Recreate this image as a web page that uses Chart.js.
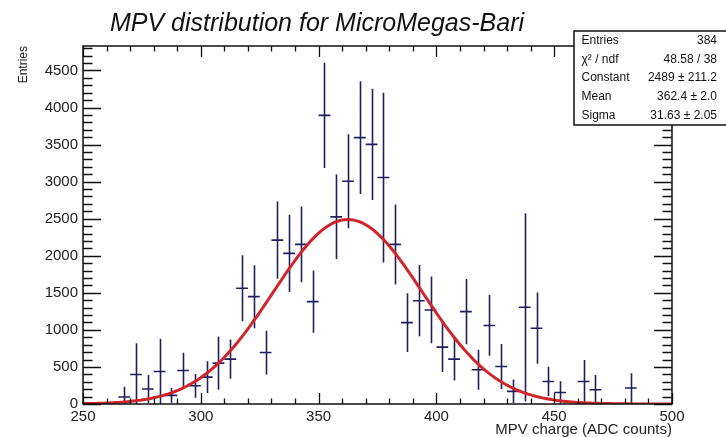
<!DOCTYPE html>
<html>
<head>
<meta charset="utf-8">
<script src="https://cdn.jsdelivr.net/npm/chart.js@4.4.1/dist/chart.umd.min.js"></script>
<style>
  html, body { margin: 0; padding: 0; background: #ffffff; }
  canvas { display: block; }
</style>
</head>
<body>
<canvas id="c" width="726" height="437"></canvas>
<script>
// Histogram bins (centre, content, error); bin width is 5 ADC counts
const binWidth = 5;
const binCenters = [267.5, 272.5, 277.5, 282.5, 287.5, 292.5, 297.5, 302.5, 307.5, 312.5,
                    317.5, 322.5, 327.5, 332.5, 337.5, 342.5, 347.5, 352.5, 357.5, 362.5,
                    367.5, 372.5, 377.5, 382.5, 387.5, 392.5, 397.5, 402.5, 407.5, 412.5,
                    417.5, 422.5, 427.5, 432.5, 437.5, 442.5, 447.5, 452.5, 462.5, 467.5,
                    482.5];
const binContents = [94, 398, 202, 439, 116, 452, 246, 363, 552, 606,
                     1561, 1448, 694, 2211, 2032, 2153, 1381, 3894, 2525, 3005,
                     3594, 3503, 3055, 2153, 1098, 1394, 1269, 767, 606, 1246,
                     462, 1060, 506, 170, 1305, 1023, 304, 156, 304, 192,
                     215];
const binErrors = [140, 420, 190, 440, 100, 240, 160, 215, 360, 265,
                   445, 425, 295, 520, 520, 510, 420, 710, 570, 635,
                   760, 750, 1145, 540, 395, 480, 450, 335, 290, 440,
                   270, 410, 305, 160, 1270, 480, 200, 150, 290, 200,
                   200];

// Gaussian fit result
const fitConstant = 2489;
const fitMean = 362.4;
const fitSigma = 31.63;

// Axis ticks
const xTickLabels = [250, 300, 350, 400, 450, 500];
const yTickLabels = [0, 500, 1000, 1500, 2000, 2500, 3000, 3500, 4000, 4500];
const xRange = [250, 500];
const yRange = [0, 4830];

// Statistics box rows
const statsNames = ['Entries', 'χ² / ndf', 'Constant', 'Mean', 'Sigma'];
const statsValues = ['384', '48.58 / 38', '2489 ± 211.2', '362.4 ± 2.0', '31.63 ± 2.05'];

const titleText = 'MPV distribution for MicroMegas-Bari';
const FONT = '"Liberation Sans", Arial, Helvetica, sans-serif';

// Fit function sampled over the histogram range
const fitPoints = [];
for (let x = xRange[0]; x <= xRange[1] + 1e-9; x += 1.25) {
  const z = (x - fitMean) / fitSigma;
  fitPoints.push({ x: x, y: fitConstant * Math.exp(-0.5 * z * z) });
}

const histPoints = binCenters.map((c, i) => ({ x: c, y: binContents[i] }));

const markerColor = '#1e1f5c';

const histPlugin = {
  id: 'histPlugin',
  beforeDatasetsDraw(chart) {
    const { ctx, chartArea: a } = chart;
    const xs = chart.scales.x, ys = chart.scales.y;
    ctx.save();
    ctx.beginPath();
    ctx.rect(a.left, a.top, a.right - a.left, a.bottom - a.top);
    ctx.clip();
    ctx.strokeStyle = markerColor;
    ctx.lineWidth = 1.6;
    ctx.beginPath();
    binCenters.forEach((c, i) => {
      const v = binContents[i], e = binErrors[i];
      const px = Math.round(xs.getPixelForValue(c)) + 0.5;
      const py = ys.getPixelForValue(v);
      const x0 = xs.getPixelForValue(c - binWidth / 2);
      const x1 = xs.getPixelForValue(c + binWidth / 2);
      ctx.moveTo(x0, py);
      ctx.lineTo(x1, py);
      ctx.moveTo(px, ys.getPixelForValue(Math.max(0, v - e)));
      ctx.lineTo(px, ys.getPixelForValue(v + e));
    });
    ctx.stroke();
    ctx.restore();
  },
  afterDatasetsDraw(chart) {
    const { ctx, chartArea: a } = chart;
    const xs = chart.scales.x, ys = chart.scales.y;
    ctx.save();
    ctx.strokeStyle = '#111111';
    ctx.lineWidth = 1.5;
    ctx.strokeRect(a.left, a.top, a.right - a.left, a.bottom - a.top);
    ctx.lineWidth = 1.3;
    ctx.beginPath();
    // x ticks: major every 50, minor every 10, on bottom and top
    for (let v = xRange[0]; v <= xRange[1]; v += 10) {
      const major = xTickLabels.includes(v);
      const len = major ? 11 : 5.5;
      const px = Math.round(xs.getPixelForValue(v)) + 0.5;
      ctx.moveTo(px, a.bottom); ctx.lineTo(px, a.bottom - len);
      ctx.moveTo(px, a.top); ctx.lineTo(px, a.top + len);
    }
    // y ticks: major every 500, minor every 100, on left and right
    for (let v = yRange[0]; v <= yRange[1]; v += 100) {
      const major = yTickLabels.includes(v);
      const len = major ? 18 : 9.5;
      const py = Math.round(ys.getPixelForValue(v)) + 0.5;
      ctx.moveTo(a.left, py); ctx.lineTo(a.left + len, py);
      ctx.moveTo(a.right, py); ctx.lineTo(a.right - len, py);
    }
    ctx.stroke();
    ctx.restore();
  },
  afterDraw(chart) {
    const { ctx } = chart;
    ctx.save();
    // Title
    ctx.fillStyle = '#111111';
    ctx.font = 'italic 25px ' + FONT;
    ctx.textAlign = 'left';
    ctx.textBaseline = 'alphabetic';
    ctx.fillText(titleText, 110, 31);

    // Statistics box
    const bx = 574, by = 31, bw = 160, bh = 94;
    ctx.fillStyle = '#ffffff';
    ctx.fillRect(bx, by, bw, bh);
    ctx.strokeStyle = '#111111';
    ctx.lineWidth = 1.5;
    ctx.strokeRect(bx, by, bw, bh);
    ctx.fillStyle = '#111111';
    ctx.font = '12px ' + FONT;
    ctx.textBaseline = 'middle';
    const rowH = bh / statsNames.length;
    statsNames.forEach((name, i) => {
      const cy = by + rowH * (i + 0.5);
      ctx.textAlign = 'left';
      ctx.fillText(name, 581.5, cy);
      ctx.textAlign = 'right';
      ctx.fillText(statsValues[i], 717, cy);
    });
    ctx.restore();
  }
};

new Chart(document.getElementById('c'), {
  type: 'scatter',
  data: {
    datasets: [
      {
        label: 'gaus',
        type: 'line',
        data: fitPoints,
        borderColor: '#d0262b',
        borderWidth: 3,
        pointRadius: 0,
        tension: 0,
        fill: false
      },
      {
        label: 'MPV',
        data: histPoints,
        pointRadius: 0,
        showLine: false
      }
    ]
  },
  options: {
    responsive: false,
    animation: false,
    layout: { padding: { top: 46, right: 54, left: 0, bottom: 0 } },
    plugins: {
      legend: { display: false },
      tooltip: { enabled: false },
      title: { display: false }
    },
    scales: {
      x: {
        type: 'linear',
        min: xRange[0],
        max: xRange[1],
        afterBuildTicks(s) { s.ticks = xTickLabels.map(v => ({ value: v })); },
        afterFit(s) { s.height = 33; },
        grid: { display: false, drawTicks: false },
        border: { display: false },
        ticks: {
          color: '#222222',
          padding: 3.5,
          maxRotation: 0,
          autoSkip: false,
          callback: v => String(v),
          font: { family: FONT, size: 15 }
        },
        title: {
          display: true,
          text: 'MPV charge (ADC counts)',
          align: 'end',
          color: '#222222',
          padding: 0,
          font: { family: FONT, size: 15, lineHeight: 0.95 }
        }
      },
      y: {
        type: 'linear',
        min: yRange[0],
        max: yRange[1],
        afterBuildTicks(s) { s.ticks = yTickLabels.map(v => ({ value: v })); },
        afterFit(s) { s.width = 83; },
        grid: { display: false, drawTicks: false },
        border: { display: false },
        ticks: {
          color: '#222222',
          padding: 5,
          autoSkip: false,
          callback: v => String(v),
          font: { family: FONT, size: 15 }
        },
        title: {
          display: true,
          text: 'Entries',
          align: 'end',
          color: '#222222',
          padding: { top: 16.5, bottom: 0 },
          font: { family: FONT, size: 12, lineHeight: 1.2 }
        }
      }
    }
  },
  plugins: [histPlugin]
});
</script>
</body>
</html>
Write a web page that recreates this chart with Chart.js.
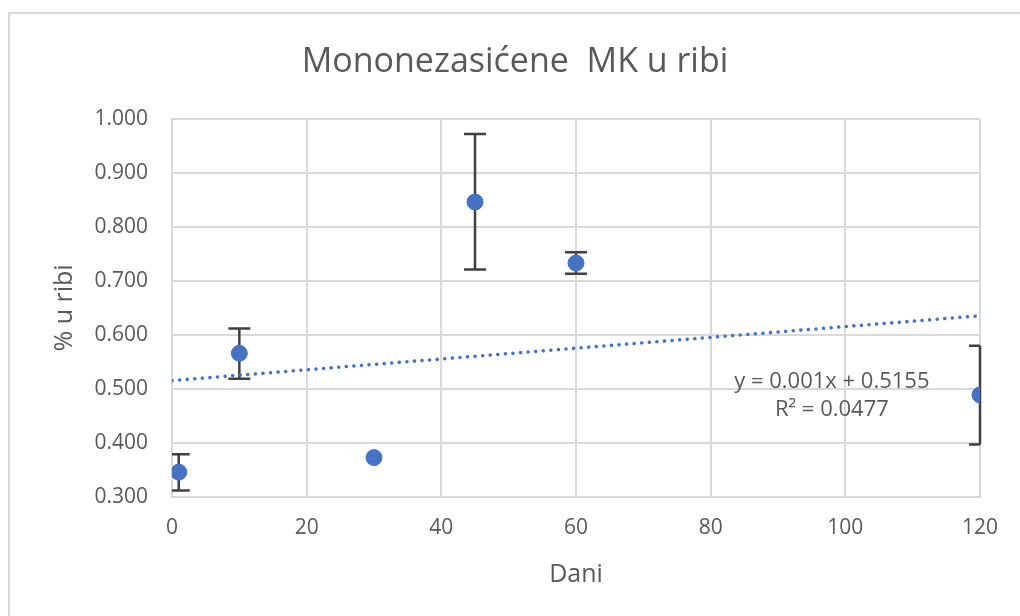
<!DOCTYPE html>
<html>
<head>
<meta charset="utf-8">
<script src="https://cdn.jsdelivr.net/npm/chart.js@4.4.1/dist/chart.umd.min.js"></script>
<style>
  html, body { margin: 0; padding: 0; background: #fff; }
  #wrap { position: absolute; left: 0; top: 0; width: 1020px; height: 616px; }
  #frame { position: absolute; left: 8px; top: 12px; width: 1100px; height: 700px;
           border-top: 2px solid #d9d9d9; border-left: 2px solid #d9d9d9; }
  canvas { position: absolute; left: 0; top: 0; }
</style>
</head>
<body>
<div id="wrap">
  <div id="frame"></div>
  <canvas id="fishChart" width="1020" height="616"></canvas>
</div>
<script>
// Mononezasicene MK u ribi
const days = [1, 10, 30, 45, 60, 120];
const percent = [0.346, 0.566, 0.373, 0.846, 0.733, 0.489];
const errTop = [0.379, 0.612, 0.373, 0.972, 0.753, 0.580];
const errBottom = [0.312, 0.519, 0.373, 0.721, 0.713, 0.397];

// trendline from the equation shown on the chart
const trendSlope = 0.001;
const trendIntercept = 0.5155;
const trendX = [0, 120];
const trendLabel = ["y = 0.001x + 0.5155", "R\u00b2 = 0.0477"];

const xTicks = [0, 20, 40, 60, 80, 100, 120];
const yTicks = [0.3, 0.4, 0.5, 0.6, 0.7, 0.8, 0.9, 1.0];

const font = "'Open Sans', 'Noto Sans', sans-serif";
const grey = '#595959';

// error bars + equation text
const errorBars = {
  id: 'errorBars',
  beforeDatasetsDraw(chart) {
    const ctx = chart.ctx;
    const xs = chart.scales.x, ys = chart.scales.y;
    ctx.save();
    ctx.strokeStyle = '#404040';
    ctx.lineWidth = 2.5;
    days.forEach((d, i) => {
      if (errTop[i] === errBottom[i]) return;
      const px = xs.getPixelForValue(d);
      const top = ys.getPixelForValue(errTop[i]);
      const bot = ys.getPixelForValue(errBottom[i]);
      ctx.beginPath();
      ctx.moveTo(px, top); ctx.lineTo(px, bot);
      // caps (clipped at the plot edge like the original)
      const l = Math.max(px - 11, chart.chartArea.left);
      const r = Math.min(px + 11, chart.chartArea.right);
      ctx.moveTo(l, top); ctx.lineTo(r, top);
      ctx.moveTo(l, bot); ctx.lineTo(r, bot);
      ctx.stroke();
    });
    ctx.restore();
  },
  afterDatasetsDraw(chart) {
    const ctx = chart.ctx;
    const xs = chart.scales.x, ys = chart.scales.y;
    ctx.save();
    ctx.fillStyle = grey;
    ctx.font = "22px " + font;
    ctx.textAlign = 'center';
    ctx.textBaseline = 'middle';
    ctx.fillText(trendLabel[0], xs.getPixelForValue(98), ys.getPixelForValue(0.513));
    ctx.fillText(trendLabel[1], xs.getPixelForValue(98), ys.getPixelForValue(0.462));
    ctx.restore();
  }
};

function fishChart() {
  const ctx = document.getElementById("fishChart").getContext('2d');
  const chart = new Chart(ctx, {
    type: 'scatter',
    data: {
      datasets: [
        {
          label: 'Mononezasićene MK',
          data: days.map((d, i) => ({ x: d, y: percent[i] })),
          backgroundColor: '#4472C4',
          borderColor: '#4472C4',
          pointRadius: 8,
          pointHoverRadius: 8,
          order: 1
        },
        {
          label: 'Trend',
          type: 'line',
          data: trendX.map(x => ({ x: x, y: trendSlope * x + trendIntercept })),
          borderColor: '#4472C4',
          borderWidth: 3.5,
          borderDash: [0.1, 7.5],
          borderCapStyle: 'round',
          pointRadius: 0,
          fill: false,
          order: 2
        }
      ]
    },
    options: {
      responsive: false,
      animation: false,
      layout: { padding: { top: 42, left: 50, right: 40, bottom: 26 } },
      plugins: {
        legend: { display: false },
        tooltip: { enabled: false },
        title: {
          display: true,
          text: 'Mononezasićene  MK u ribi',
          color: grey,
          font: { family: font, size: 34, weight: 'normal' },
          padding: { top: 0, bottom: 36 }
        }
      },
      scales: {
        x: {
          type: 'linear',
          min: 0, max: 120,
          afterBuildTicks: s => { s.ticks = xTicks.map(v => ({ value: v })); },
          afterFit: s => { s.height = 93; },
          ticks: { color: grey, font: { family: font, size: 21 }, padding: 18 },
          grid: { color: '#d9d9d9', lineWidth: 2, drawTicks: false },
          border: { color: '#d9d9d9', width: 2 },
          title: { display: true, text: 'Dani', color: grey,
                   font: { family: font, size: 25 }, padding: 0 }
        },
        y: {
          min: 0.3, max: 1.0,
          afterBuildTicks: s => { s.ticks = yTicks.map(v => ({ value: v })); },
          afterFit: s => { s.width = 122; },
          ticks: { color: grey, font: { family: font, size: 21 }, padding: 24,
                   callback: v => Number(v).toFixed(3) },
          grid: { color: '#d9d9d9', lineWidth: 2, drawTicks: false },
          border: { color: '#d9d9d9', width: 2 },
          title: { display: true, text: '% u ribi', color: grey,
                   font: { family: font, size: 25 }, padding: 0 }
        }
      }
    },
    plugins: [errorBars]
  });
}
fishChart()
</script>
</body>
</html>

◇ ◇ ◇

Exclude any pictures, and restate word for word the lines from the one containing "Write a web" through the one containing "const errBottom = [0.312, 0.519, 0.373, 0.721, 0.713, 0.397];", both included.

Write a web page that recreates this chart with Chart.js.
<!DOCTYPE html>
<html>
<head>
<meta charset="utf-8">
<script src="https://cdn.jsdelivr.net/npm/chart.js@4.4.1/dist/chart.umd.min.js"></script>
<style>
  html, body { margin: 0; padding: 0; background: #fff; }
  #wrap { position: absolute; left: 0; top: 0; width: 1020px; height: 616px; }
  #frame { position: absolute; left: 8px; top: 12px; width: 1100px; height: 700px;
           border-top: 2px solid #d9d9d9; border-left: 2px solid #d9d9d9; }
  canvas { position: absolute; left: 0; top: 0; }
</style>
</head>
<body>
<div id="wrap">
  <div id="frame"></div>
  <canvas id="fishChart" width="1020" height="616"></canvas>
</div>
<script>
// Mononezasicene MK u ribi
const days = [1, 10, 30, 45, 60, 120];
const percent = [0.346, 0.566, 0.373, 0.846, 0.733, 0.489];
const errTop = [0.379, 0.612, 0.373, 0.972, 0.753, 0.580];
const errBottom = [0.312, 0.519, 0.373, 0.721, 0.713, 0.397];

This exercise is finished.